Exercise instructions
What are the lines from the one with "What React, TypeScript" through the one with "import * as", inclusive? Output them exactly, and leave out the pictures.

Record excerpts
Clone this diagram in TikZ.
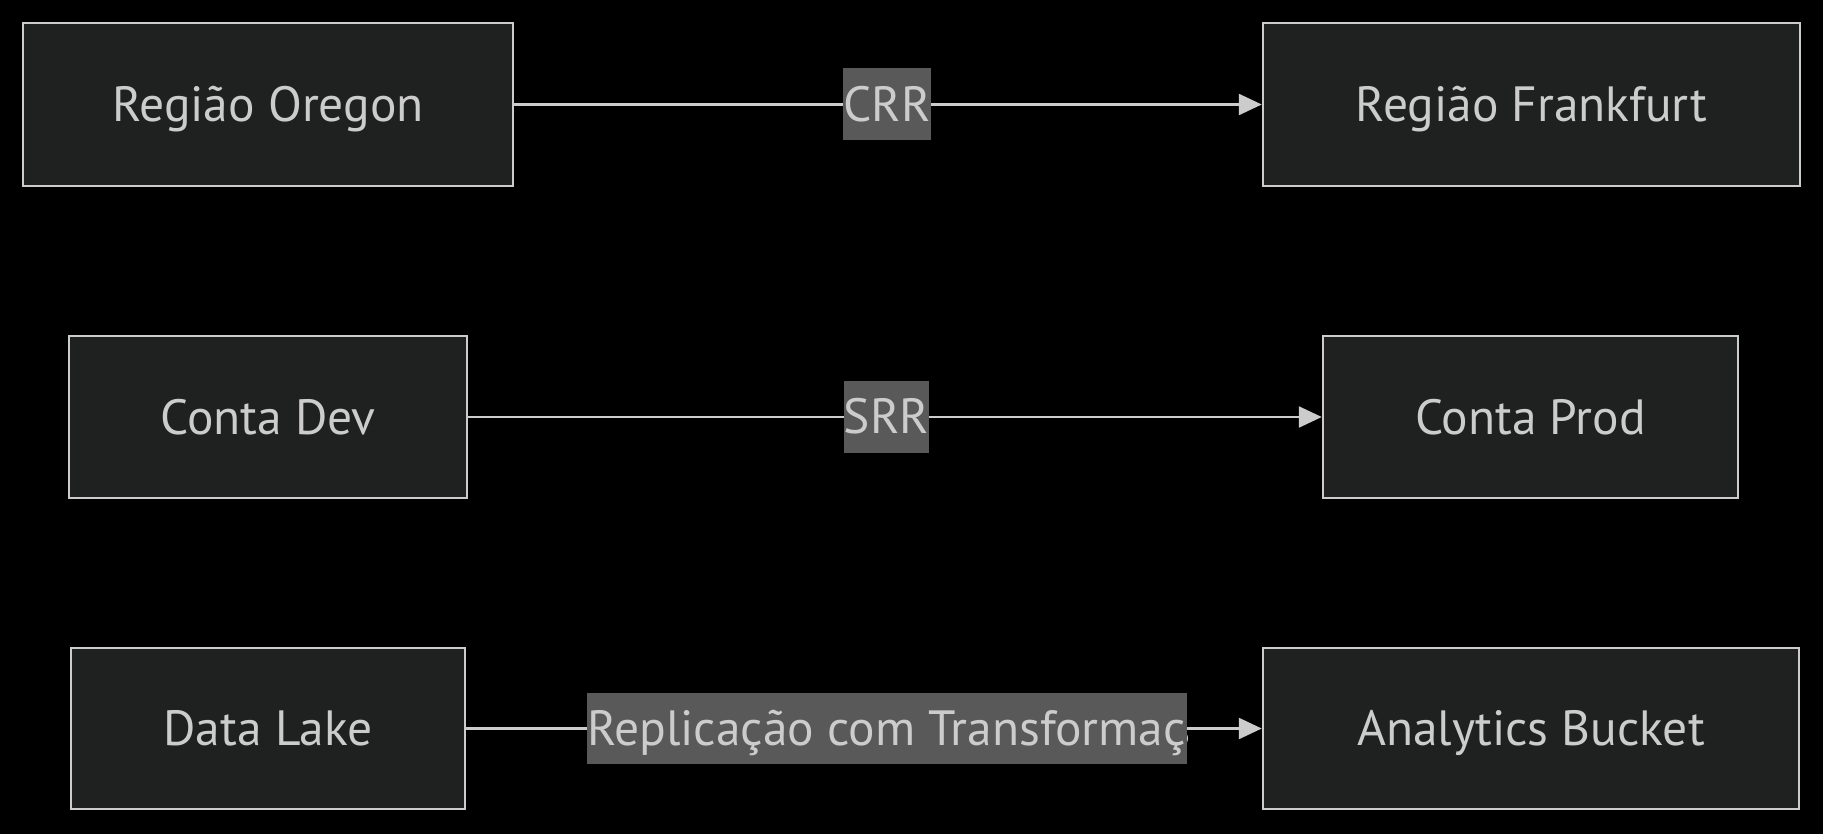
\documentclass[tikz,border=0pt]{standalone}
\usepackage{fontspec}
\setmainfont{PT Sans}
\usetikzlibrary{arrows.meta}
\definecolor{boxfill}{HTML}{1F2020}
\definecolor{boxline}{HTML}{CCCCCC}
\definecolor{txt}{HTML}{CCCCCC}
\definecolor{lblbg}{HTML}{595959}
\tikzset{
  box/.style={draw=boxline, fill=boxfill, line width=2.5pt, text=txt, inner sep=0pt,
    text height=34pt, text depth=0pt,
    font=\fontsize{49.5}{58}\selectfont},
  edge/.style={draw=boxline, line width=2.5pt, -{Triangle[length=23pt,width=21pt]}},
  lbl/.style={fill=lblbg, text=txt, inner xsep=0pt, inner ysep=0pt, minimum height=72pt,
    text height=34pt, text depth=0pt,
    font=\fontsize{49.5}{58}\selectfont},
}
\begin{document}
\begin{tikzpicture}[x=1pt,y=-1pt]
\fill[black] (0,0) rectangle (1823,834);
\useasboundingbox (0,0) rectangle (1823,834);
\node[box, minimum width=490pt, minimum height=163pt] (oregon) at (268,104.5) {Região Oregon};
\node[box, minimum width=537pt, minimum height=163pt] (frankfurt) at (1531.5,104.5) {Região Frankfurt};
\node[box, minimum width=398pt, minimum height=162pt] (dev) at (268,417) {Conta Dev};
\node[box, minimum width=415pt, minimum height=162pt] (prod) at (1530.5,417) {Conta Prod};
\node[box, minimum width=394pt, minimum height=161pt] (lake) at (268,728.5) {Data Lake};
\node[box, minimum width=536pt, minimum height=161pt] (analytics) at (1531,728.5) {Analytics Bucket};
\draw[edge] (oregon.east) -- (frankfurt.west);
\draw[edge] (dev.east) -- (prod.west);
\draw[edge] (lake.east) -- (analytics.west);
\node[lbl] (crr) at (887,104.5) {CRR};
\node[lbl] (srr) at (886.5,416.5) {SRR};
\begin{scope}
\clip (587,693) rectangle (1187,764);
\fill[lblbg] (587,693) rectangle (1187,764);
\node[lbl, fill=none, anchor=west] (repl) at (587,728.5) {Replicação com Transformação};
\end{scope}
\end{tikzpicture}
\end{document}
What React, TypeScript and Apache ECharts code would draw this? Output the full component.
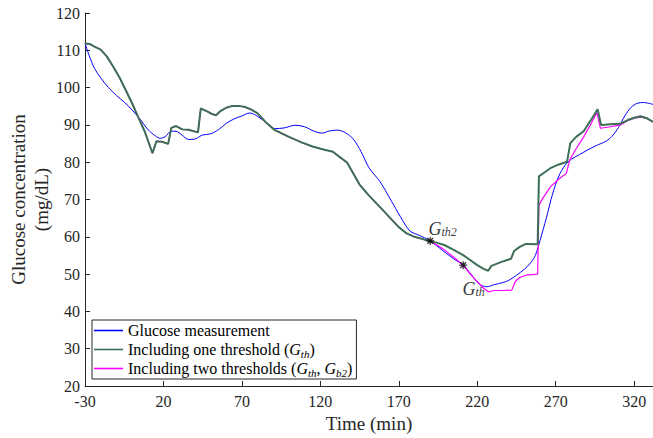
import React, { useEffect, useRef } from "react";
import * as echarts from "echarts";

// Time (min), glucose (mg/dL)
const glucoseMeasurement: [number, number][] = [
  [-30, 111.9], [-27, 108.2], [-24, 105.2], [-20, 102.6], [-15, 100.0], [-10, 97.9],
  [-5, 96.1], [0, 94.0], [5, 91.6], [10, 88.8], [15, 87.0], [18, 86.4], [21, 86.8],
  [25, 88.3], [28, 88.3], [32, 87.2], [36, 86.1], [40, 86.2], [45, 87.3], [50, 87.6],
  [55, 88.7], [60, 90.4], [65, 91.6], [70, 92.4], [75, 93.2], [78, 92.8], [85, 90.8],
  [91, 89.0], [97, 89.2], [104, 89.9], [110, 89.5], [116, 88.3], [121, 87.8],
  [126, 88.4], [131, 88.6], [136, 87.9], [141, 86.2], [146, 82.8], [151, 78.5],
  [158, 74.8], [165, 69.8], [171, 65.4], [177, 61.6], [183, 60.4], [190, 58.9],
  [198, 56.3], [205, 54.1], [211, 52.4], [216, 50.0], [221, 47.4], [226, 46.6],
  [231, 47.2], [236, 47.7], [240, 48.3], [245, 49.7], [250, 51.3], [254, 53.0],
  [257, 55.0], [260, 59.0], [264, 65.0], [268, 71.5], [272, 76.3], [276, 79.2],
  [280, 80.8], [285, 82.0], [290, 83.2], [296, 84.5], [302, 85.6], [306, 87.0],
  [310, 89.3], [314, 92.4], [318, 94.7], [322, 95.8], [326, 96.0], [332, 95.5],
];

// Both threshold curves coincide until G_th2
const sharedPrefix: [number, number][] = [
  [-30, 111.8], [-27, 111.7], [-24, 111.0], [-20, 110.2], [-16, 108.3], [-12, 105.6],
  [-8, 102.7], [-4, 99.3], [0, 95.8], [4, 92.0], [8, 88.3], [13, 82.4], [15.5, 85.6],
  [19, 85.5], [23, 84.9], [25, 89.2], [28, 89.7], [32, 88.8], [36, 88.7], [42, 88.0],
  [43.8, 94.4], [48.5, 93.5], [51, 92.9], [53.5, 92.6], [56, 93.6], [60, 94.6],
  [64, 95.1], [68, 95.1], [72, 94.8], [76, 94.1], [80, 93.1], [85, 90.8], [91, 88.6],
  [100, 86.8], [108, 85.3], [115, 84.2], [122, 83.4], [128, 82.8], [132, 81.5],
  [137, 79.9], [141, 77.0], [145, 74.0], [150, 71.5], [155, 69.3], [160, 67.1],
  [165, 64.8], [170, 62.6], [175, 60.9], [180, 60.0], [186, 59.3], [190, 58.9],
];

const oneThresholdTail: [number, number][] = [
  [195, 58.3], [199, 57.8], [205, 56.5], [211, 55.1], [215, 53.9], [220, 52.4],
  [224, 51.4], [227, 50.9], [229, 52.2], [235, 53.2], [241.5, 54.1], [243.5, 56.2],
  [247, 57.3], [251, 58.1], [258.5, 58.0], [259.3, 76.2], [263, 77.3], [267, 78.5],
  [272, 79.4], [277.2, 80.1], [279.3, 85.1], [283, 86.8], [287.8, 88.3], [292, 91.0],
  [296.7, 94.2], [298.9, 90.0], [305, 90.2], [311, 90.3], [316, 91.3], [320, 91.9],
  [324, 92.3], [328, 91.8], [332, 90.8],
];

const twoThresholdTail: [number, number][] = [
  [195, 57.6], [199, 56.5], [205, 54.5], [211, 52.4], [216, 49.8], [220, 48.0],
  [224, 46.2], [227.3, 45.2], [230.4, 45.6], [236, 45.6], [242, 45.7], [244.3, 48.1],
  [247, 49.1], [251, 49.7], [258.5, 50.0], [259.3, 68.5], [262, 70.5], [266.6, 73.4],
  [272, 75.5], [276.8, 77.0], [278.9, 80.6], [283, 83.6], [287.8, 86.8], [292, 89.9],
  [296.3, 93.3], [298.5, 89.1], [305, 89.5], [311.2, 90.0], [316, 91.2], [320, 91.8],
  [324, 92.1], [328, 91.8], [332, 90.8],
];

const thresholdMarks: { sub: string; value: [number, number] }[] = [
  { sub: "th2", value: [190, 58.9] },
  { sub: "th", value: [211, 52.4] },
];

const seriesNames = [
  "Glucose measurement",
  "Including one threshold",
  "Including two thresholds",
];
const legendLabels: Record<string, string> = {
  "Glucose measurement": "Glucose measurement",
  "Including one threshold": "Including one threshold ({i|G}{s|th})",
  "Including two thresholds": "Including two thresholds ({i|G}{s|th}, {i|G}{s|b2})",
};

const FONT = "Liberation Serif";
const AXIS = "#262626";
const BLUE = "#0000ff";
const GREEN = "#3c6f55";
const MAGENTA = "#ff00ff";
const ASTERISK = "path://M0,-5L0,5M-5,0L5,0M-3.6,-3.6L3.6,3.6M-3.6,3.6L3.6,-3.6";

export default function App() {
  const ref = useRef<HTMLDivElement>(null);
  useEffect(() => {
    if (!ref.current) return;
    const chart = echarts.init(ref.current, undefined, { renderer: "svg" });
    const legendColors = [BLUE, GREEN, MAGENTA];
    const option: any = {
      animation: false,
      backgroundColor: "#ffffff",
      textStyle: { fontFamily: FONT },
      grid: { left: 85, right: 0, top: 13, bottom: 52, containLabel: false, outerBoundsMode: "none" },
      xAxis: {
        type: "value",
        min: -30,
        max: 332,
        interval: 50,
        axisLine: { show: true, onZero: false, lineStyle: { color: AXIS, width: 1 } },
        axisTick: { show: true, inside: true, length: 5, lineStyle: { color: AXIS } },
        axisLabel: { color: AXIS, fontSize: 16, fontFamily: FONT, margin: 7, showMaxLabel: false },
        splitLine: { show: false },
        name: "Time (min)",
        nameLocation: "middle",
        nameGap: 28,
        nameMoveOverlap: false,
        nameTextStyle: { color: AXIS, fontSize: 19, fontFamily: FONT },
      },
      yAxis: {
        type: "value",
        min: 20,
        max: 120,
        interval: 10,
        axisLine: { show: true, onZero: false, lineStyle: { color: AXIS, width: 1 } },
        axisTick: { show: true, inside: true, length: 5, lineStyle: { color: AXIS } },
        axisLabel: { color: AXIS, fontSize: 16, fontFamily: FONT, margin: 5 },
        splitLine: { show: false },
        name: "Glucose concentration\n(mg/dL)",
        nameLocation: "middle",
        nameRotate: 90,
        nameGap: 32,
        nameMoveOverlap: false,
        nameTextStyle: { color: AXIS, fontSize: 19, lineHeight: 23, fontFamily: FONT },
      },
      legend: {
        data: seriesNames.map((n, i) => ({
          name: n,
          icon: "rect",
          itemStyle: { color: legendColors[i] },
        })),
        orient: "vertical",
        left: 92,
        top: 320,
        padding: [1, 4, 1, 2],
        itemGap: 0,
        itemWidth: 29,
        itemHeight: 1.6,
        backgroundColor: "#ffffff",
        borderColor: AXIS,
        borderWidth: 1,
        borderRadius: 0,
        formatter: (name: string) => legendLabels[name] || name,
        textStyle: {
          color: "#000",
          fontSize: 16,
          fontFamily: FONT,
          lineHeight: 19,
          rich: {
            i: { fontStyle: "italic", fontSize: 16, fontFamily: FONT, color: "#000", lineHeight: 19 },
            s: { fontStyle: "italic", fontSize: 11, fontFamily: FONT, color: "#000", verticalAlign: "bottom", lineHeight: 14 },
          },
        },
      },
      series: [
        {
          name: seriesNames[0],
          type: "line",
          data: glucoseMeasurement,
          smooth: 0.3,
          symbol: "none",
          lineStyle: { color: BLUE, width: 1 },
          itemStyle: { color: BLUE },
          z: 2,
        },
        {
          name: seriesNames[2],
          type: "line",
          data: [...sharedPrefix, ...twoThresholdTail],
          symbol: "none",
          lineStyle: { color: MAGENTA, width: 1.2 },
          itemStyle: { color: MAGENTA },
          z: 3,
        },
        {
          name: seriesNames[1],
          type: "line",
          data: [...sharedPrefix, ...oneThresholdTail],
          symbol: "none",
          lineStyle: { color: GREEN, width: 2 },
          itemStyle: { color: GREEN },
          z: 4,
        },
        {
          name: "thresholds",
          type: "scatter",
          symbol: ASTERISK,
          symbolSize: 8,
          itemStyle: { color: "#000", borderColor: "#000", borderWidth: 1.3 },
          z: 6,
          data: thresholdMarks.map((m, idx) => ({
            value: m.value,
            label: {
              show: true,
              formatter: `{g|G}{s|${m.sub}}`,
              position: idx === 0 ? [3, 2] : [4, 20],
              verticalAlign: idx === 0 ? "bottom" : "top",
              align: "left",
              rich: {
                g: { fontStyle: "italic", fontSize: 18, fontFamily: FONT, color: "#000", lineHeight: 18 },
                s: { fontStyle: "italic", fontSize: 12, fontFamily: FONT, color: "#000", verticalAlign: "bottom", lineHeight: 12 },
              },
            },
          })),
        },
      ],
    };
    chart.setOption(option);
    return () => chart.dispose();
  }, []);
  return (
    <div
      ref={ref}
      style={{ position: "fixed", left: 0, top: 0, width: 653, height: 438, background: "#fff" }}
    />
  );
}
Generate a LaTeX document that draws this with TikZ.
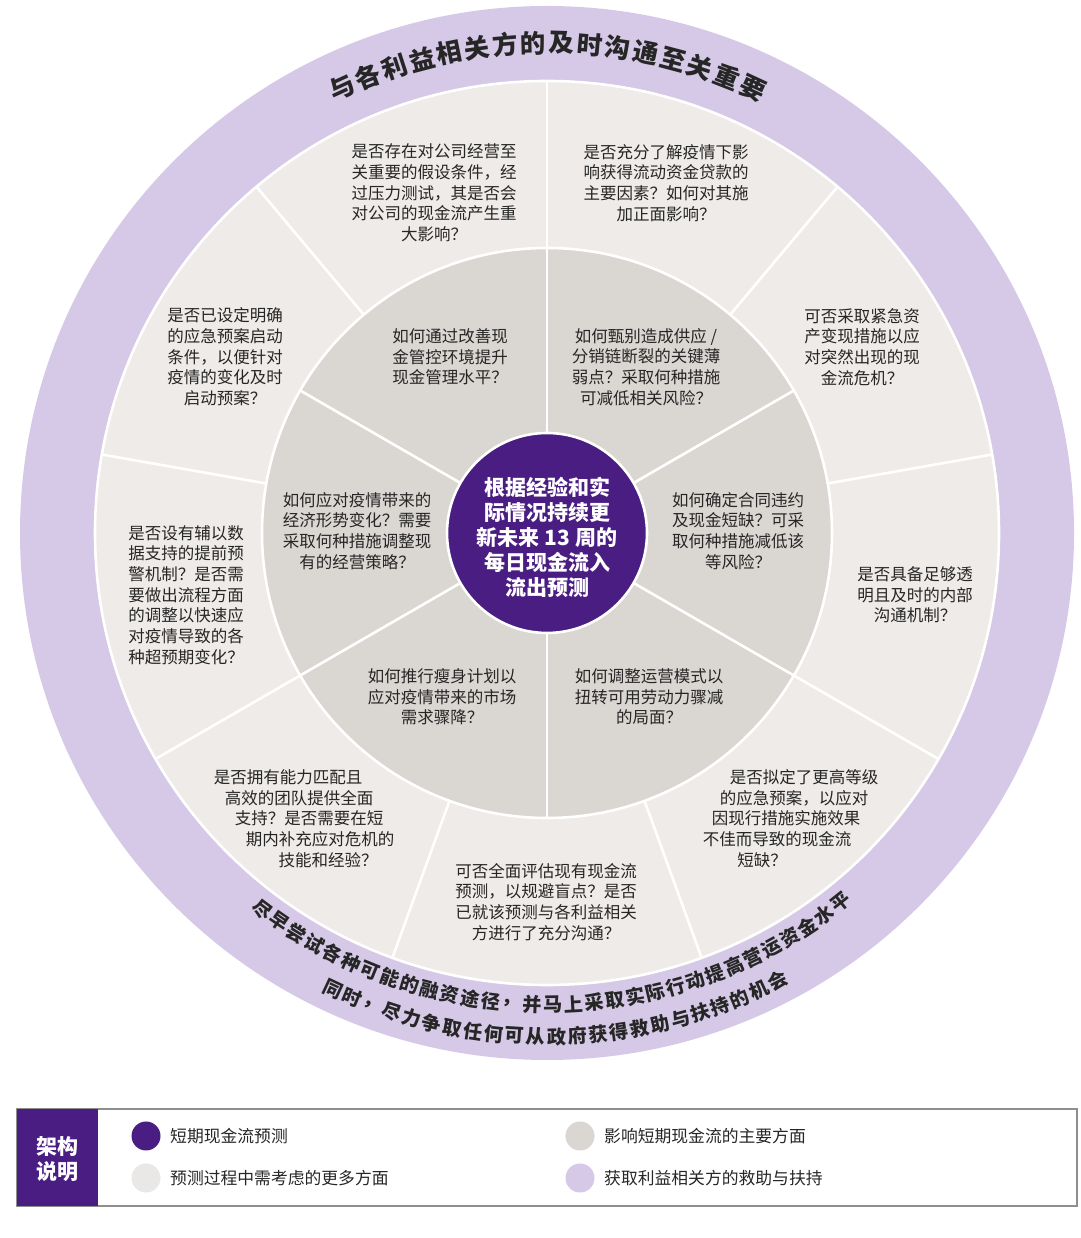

Final result
What React, TypeScript and Apache ECharts code would draw this? Output the full component.
import React, { useEffect, useRef } from "react";
import * as echarts from "echarts";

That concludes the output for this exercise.